Total Pageviews

Sunday, November 25, 2007

Sharif makes it back to Pakistan second time lucky
By Zeeshan Haider
ISLAMABAD (Reuters) - Former Pakistan prime minister Nawaz Sharif made a successful comeback from exile on Sunday in his second attempt this year.
Ousted by President Pervez Musharraf in a bloodless military coup in 1999 and exiled to Saudi Arabia a year later, Sharif tried to return home in September, but was dispatched back to Jeddah within hours.
Musharraf reluctantly agreed to allow Sharif back this time, under pressure from Saudi King Abdullah, who was embarrassed by the kingdom's complicity in the exile of a Muslim leader.
Diplomats say it is hard to imagine Musharraf would let his old enemy become prime minister for a third time after polls due on January 8, even if his party confounds expectations of an unfair vote to emerge a real force in the next parliament.1
Musharraf's already sagging popularity tanked after he imposed emergency rule on November 3, suspended the constitution, purged Supreme Court judges, detained thousands of opponents and slapped sweeping curbs on media.
Sharif's reappearance could trigger large-scale defections from the ruling Pakistan Muslim League, made up of politicians who have backed General Musharraf's rule. Intelligence agencies assembled the PML from the remnants of Sharif's party.
Musharraf had let another former prime minister, Benazir Bhutto, return last month in the hope she would lend him support after the election, but their relations have become fraught since imposition of the emergency.
Musharraf has secured his presidency for now. New judges dismissed challenges to his re-election by parliament last month and he is expected quit the army, his main constituency, within days to be sworn in as a civilian for a second five-year term.

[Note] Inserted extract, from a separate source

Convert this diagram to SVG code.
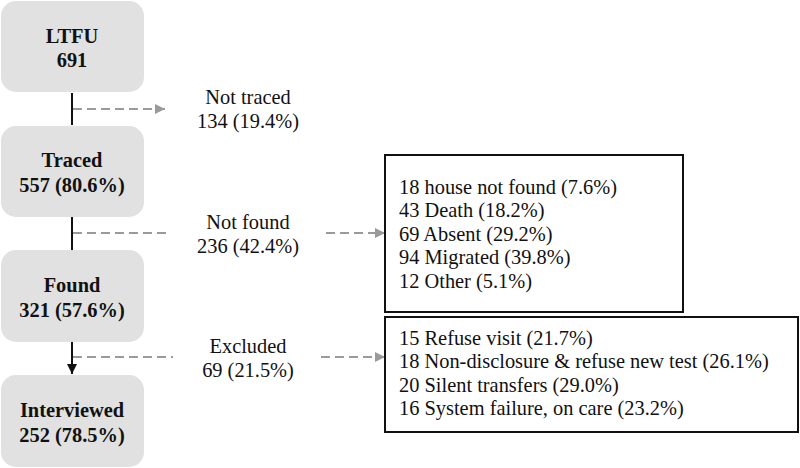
<svg xmlns="http://www.w3.org/2000/svg" width="800" height="468" viewBox="0 0 800 468">
<defs>
<style>
.node rect{fill:#e1e1e1;stroke:none}
.nt{font-family:"Times New Roman","Liberation Serif",serif;font-size:20.4px;font-weight:bold;fill:#111;text-anchor:middle}
.lbl{font-family:"Times New Roman","Liberation Serif",serif;font-size:20.4px;fill:#111;text-anchor:middle}
.bt{font-family:"Times New Roman","Liberation Serif",serif;font-size:20.4px;fill:#111}
.solid{stroke:#111;stroke-width:2;fill:none}
.dash{stroke:#9a9a9a;stroke-width:2;stroke-dasharray:9 5;fill:none}
.box rect{fill:#fff;stroke:#111;stroke-width:2}
</style>
<marker id="ga" viewBox="0 0 10 10" refX="10" refY="5" markerWidth="10" markerHeight="10" markerUnits="userSpaceOnUse" orient="auto"><path d="M0,0 L10,5 L0,10 Z" fill="#9a9a9a"/></marker>
<marker id="ba" viewBox="0 0 10 10" refX="10" refY="5" markerWidth="10" markerHeight="10" markerUnits="userSpaceOnUse" orient="auto"><path d="M0,0 L10,5 L0,10 Z" fill="#111"/></marker>
</defs>
<rect width="800" height="468" fill="#fff"/>
<g id="connectors">
<line class="solid" x1="72" y1="93" x2="72" y2="125"/>
<line class="solid" x1="72" y1="217" x2="72" y2="250"/>
<line class="solid" x1="72" y1="342" x2="72" y2="374" marker-end="url(#ba)"/>
<line class="dash" x1="73" y1="109" x2="165" y2="109" marker-end="url(#ga)"/>
<line class="dash" x1="73" y1="233" x2="166" y2="233"/>
<line class="dash" x1="326" y1="233" x2="385" y2="233" marker-end="url(#ga)"/>
<line class="dash" x1="73" y1="357" x2="173" y2="357"/>
<line class="dash" x1="321" y1="357" x2="385" y2="357" marker-end="url(#ga)"/>
</g>
<g id="ltfu" class="node"><rect x="1" y="1" width="143" height="91" rx="15"/><text class="nt" x="72" y="43">LTFU</text><text class="nt" x="72" y="67">691</text></g>
<g id="traced" class="node"><rect x="1" y="126" width="143" height="91" rx="15"/><text class="nt" x="72" y="167">Traced</text><text class="nt" x="72" y="192">557 (80.6%)</text></g>
<g id="found" class="node"><rect x="1" y="250" width="143" height="92" rx="15"/><text class="nt" x="72" y="292">Found</text><text class="nt" x="72" y="317">321 (57.6%)</text></g>
<g id="interviewed" class="node"><rect x="1" y="375" width="143" height="92" rx="15"/><text class="nt" x="72" y="417">Interviewed</text><text class="nt" x="72" y="442">252 (78.5%)</text></g>
<g id="not-traced"><text class="lbl" x="248" y="104">Not traced</text><text class="lbl" x="248" y="128">134 (19.4%)</text></g>
<g id="not-found"><text class="lbl" x="248" y="229">Not found</text><text class="lbl" x="248" y="253">236 (42.4%)</text></g>
<g id="excluded"><text class="lbl" x="248" y="353">Excluded</text><text class="lbl" x="248" y="377">69 (21.5%)</text></g>
<g id="not-found-reasons" class="box"><rect x="385" y="155" width="298" height="157"/>
<text class="bt" x="399" y="194">18 house not found (7.6%)</text>
<text class="bt" x="399" y="217">43 Death (18.2%)</text>
<text class="bt" x="399" y="241">69 Absent (29.2%)</text>
<text class="bt" x="399" y="264">94 Migrated (39.8%)</text>
<text class="bt" x="399" y="288">12 Other (5.1%)</text></g>
<g id="excluded-reasons" class="box"><rect x="385" y="317" width="413" height="115"/>
<text class="bt" x="399" y="345">15 Refuse visit (21.7%)</text>
<text class="bt" x="399" y="368">18 Non-disclosure &amp; refuse new test (26.1%)</text>
<text class="bt" x="399" y="392">20 Silent transfers (29.0%)</text>
<text class="bt" x="399" y="415">16 System failure, on care (23.2%)</text></g>
</svg>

But Musharraf's fear is the next parliament will be hostile.
GRAFT ACCUSATIONS
Sharif, who will be 58 next month, served twice as prime minister, like Bhutto, during the 1990s.
The administrations of both leaders were dogged by graft accusations, and the country was virtually bankrupt after a decade of civilian rule was ended by Musharraf's military coup.
After the 1999 coup, Sharif was convicted of corruption and given a life sentence for hijacking, relating to his refusal to allow landing rights to an airliner carrying Musharraf.
He could be barred from standing for the January election because of the convictions.
But in terms of popularity, absence has made the public grow fonder, as Sharif's defiance of Musharraf won him fresh support.
Sharif, whose party would find it easier to ally with Islamists than Bhutto's, was regarded as a creature of the establishment before his downfall.
Groomed by a military dictator, Sharif was picked as finance minister of Punjab in 1981, and became its chief minister in 1985. In 1990, Sharif became prime minister for the first time, after Bhutto was sacked.
As the first industrialist to rule Pakistan, Sharif tried to reverse socialist policies and open up the economy. Opposition parties accused him of selling state firms cheaply to friends.
His liberal economics did not extend to social policies. In 1991, he was embroiled in controversy after trying to make Islamic sharia law the supreme law of Pakistan.
In 1993, he ran foul of the then-president who dismissed his government on charges of nepotism and corruption. The Supreme Court later restored his rule but Sharif and the president failed to reconcile and both resigned.
Bhutto was no more successful on her second try as prime minister, and Sharif was back in power by 1996.
This time, strengthened by a big election win in 1997, he tightened his grip. He cracked down on the media and amended the constitution to strip the president of power to dissolve the National Assembly. A row with the judiciary led to the removal of the Supreme Court chief.
But political and economic problems mounted.
Tests in 1998 established Pakistan as a nuclear power, but resulted in international isolation.
A deteriorating relationship with Musharraf, whom Sharif had appointed army chief, became unsalvageable after a border conflict with India in 1999, months before the October 12 coup.
Born into a Kashmiri family of industrialists on December 25, 1949, in Lahore, Sharif took a law degree and worked in the family business before turning to politics. He has two sons and two daughters with wife, Kulsoom.